Incorporate the goals from each member into one whole farm chart (See Figure 2). This will help to prioritize actions and direct allocation of available resources. There are some actions that need to be taken care of right away for the proper functioning of the farm. There are also actions that are essential for the healthy development of the family. Finally, there are some actions that can wait until next year. Display this chart in a very visible place and use it as a reminder of the farm’s goals, and refer back to it to determine the best use of available resources. Get the team together to re-evaluate the chart every year, change or add goals and celebrate those that have been achieved.

Figure 2. The Whole Farm Goal Chart (See Appendix A (PDF) for blank chart)

Lifestyle Financial
Goal Measure To Do Rank Goal Measure To Do Rank
Play piano 3 times a week Subscribe class 1 Increase income 60,000 Increase sales; off-farm job
Vacation 1 week cruise Travel agency 2 Buy bull Go to fair
Production Natural Resource/ Environmental
Goal Measure To Do Rank Goal Measure To Do Rank
Improve conception rate 97% Improve nutrition 2 Better Soil Organic matter Rotational grazing
Condition Score 6-7 into winter More birds Leave nesting area
Improve pastures 10% CP
350lb. DM/ac/in
Re-seed clover
Soil sample

Schedule an Action Plan

Decide when to do what. Make a calendar for the coming year. Review the example below which illustrates an option for each field and see how it matches the map shown in Figure 1.

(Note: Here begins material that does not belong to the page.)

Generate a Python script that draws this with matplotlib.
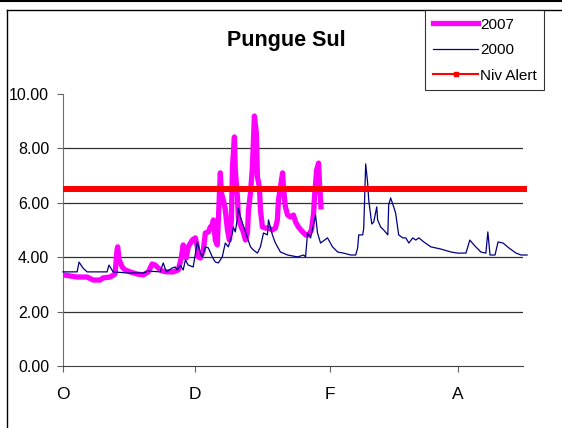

Jan Feb Mar Apr May Jun Jul Aug Sep Oct Nov Dec
Field 1 soil analysis corn Harvest
Field 2 soil analysis reseed cool season grass, mobile fence graze, rest rest rest rest, cut rest
Field 3 soil analysis plant cool season grass rest cut rest rest, mobile fence, graze graze, rest

Keep Records

Keep a notebook to write goals and notes. For examples of worksheets to keep records on your natural resources, see Appendix B (PDF).